Why would you use 5W20 oil for this and not Honda transmission fluid/90 gear oil?


----------



## db9938

Because, that is the Honda recommended lubricant for the transmission.

And, it's much cheaper.


----------



## barter

I have a 2007 HS 622 TCS I bought used this past summer and noticed it is dripping small amount of light clear thin oily fluid, not sure exactly where it is coming from (?axl seal). Any way it don't look like engine oil.


----------



## db9938

They may have redesigned the LO for that, or redesigned the transmission for a thinner weight oil. I can not say for certain. I do know that the seals are positioned at the bottom of the lube reservoir, and that the axles are also the most apt to corrode due to proximity to the snow.

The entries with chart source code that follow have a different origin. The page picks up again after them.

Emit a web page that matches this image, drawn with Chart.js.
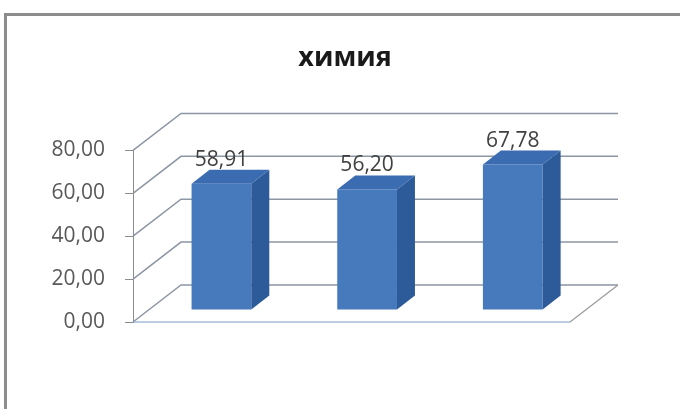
<!DOCTYPE html>
<html>
<head>
<meta charset="utf-8">
<script src="https://cdn.jsdelivr.net/npm/chart.js@4.4.1/dist/chart.umd.min.js"></script>
<style>
  body { margin: 0; background: #fff; }
  #wrap { position: relative; width: 680px; height: 409px; overflow: hidden; }
  #wrap canvas { position: absolute; left: 0; top: 0; }
  #frame { position: absolute; left: 4px; top: 13px; width: 700px; height: 420px;
           border-top: 3px solid #8c8c8c; border-left: 3px solid #8c8c8c; pointer-events: none; }
</style>
</head>
<body>
<div id="wrap">
  <canvas id="chart" width="680" height="409"></canvas>
  <div id="frame"></div>
</div>
<script>
const chartTitle = 'химия';
const categories = ['1', '2', '3'];
const values = [58.91, 56.20, 67.78];
const yTicks = [0, 20, 40, 60, 80];

// fake 3D depth
const wallDx = 48, wallDy = -37;
const barShiftX = 15.6, barShiftY = -12;
const barDepthX = 18, barDepthY = -14;

const fmt = v => v.toFixed(2).replace('.', ',');

const depth3d = {
  id: 'depth3d',
  beforeDatasetsDraw(chart) {
    const { ctx, chartArea: a, scales: { y } } = chart;
    ctx.save();
    ctx.lineWidth = 1.5;
    ctx.strokeStyle = '#8d96a3';
    y.ticks.forEach(t => {
      const py = y.getPixelForValue(t.value);
      ctx.beginPath();
      ctx.moveTo(a.left, py);
      ctx.lineTo(a.left + wallDx, py + wallDy);
      ctx.lineTo(a.right + wallDx, py + wallDy);
      ctx.stroke();
    });
    // floor
    ctx.lineWidth = 1.2;
    ctx.strokeStyle = '#7d9bc4';
    ctx.beginPath();
    ctx.moveTo(a.left, a.bottom);
    ctx.lineTo(a.right, a.bottom);
    ctx.stroke();
    ctx.strokeStyle = '#9a9a9a';
    ctx.beginPath();
    ctx.moveTo(a.right, a.bottom);
    ctx.lineTo(a.right + wallDx, a.bottom + wallDy);
    ctx.stroke();
    ctx.restore();
  },
  beforeDatasetDraw(chart) {
    chart.ctx.save();
    chart.ctx.translate(barShiftX, barShiftY);
  },
  afterDatasetDraw(chart, args) {
    const ctx = chart.ctx;
    args.meta.data.forEach((bar, i) => {
      const { x, y, base, width } = bar.getProps(['x', 'y', 'base', 'width'], true);
      const l = x - width / 2, r = x + width / 2;
      ctx.fillStyle = '#2d5a99';
      ctx.beginPath();
      ctx.moveTo(r, y);
      ctx.lineTo(r + barDepthX, y + barDepthY);
      ctx.lineTo(r + barDepthX, base + barDepthY);
      ctx.lineTo(r, base);
      ctx.closePath();
      ctx.fill();
      ctx.fillStyle = '#3b6bb0';
      ctx.beginPath();
      ctx.moveTo(l, y);
      ctx.lineTo(l + barDepthX, y + barDepthY);
      ctx.lineTo(r + barDepthX, y + barDepthY);
      ctx.lineTo(r, y);
      ctx.closePath();
      ctx.fill();
      ctx.fillStyle = '#404040';
      ctx.font = '21px "Open Sans"';
      ctx.textAlign = 'center';
      ctx.textBaseline = 'alphabetic';
      ctx.fillText(fmt(values[i]), x, y + barDepthY - 4);
    });
    ctx.restore();
  }
};

const frontFill = c => {
  const el = c.element;
  if (!el || !Number.isFinite(el.x) || !Number.isFinite(el.width)) return '#4779bd';
  const g = c.chart.ctx.createLinearGradient(el.x - el.width / 2, 0, el.x + el.width / 2, 0);
  g.addColorStop(0, '#3e6db2');
  g.addColorStop(0.45, '#4e83c6');
  g.addColorStop(1, '#3c6aad');
  return g;
};

new Chart(document.getElementById('chart'), {
  type: 'bar',
  data: {
    labels: categories,
    datasets: [{
      label: chartTitle,
      data: values,
      backgroundColor: frontFill,
      borderWidth: 0,
      barPercentage: 0.41,
      categoryPercentage: 1
    }]
  },
  options: {
    responsive: false,
    animation: false,
    layout: { padding: { top: 0, left: 10, right: 0, bottom: 87 } },
    plugins: {
      legend: { display: false },
      tooltip: { enabled: false },
      title: {
        display: true,
        text: chartTitle,
        color: '#1a1a1a',
        font: { family: '"Open Sans"', size: 27, weight: 'bold' },
        padding: { top: 42, bottom: 76 }
      }
    },
    scales: {
      x: { display: false },
      y: {
        min: 0,
        max: 80,
        afterBuildTicks: s => { s.ticks = yTicks.map(v => ({ value: v })); },
        afterFit: s => { s.width = 123; },
        grid: { drawOnChartArea: false, drawTicks: true, tickLength: 8, color: '#8c8c8c' },
        border: { display: true, color: '#8c8c8c', width: 1 },
        ticks: {
          padding: 20,
          color: '#595959',
          font: { family: '"Open Sans"', size: 21 },
          callback: v => fmt(v)
        }
      },
      y2: {
        position: 'right',
        display: true,
        grid: { display: false },
        border: { display: false },
        ticks: { display: false },
        afterFit: s => { s.width = 110; }
      }
    }
  },
  plugins: [depth3d]
});
</script>
</body>
</html>
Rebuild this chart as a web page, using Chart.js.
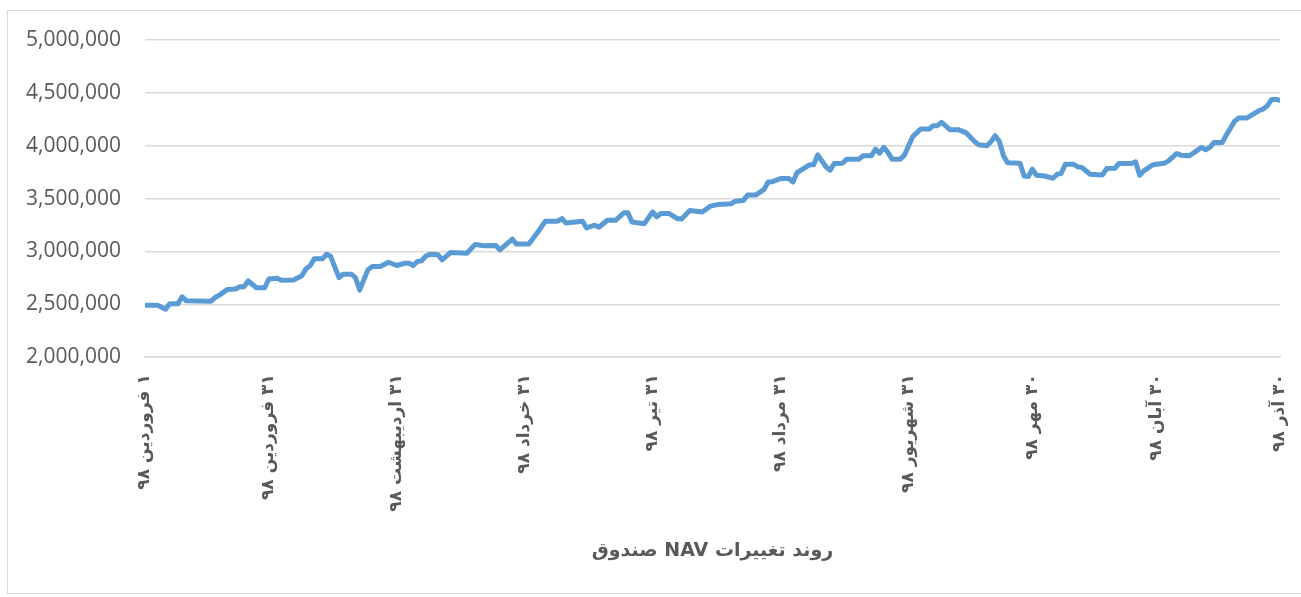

I will say that it would have helped if Honda would have sealed and coated the metal prior to installing it.


----------



## Oracle

I wonder how painful it is to install install new seals. 
Hopefully there is a process (that is public or published on theweb) with revised parts that fixes that once and for all


----------



## dcloes

Oracle said:


> I wonder how painful it is to install install new seals.
> Hopefully there is a process (that is public or published on theweb) with revised parts that fixes that once and for all


Did you find anything for this?

My front right seal is leaking severely. I haven't been able to find anything yet. This thread helps with knowing what to refill it with and where the plugs are.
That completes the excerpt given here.